[SciPy-user] PyEM: custom (non-Euclidean) distance function?

David Cournapeau cournape at gmail.com
Mon Mar 16 20:24:32 EDT 2009


On Tue, Mar 17, 2009 at 8:39 AM, David Warde-Farley <dwf at cs.toronto.edu> wrote:
>
> On 16-Mar-09, at 12:46 PM, Emanuele Olivetti wrote:
>
>> You are right. I'm coming from K-means (MacKay's book) and
>> moving to GMM, that's why I had in mind custom distances.
>> I can try to transform my data to be meaningful under Euclidean
>> distance.
>
>
> Better yet, figure out what distribution might be the right one to use
> in the one-component case. What sort of data are you working with?
> MoGs aren't a magic bullet, and you might be better off putting some
> careful consideration into the form your data takes and choosing an
> appropriate base distribution.
>
> Pretty much any parametric distribution can be turned into a mixture
> distribution. The way a (finite) mixture works in the general case is
> that you have a discrete "hidden" random variable C that takes on
> values corresponding to one of the N clusters, and then N separate
> distributions from a parametric family (you can mix families too but
> that gets complicated and is rarely useful). Mixtures of Bernoulli,
> multinomial, Gamma,  and Poisson distributions (for example) are all
> fairly common.
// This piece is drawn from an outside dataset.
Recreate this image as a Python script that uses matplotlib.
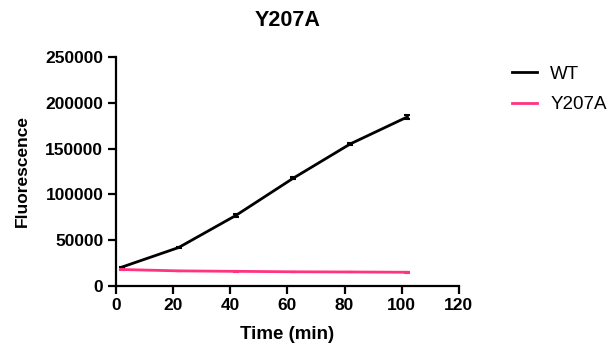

EM will work for all of these cases, and many more; it
> relies on a fairly general set of assumptions, the details of which
> escape me at the moment.

You need to be able to estimate efficiently the expected
log-likelihood of the complete data given the observation (which
reduces to the computation of the responsibilities for mixtures), and
to be able to maximizes it w.r.t the parameters. For complete data in
the exponential family with sufficient statistics s, the expected
log-likelihood reduces to some averaged sufficient statistics, and the
re-estimated parameter is the Legendre transform of the cumulant
generating function.

> I haven't ever used PyEM so I don't know how general David's code is,
> but it might be a helpful guide.

It only handles GMM. As you said, the machinery is much the same for
many mixtures, but it only helps formally. Concretely, the actual
formulations are quite different; mixture of Poisson would be simple
to derive from GMM, but mixtures of multinomial would be quite
different. To have an "automatic" EM algorithm for any given mixture,
one could imagine some sort of formal compiler, the EM algorithm being
a meta-algorithm. Needless to say, I have not attempted to do that -
people smarter than me have attempted to do so in a more general
context (infer.net from Minka et. al at MS).